2. Pierre Foglia (La Presse) 

Ukraine 101

Mettons que lors du référendum de 1980, le Québec aurait répondu oui à la question : donnez-vous au gouvernement du Québec le mandat de négocier sa souveraineté avec le reste du Canada? C'était à peu près la question posée.
        Mettons que les Québécois auraient dit oui à des négociations.
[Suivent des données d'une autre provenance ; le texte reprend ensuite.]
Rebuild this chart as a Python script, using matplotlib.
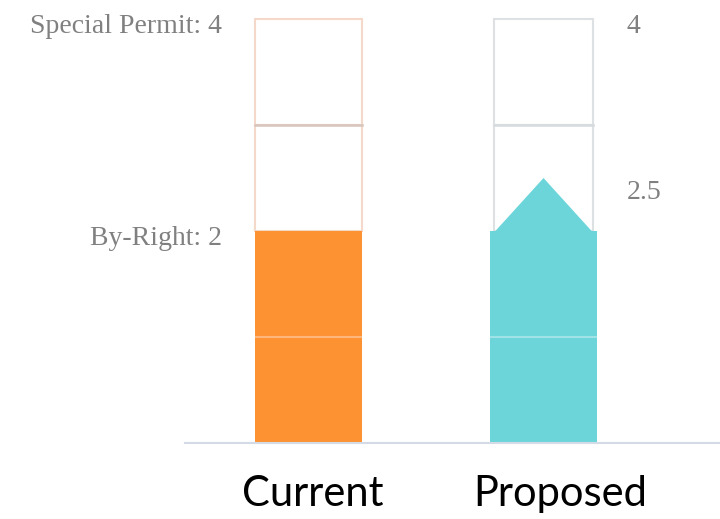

On imagine que ces négociations auraient pris des années avant d'aboutir et que le Québec aurait obtenu sa souveraineté effective à peu près en même temps que l'Ukraine.
        Voilà le Québec indépendant en 1991, mené, comme avant qu'il soit indépendant, par des premiers ministres tantôt libéraux, tantôt péquistes, les uns comme les autres entretenant des rapports étroits avec le Canada, et les uns comme les autres scrupuleusement respectueux des garanties données à la minorité anglophone de la province - minorité, on peut le comprendre, toujours inquiète.
       Arrive une sorte de printemps érable comme celui que Montréal a connu en 2012. Des jeunes montent au créneau, dont quelques exaltés plus nationalistes que les autres qui brandissent la fleur de lys plus haut que les autres, le gouvernement libéral de l'époque est renversé, un gouvernement provisoire est mis en place en attendant de prochaines élections.
       Leur anxiété exacerbée par le printemps érable et les quelques exaltés qui réclament une «vraie» indépendance, voilà nos anglos au bord de la crise de nerfs. Ils se tournent vers Ottawa, et Harper se fait un plaisir d'envoyer l'armée canadienne en Crimée. S'cusez, je veux dire en Outaouais.
       Est-ce plus clair comme ça, pour vous, maintenant, l'Ukraine?
       Ne me remerciez pas, j'ai la pédagogie dans le sang.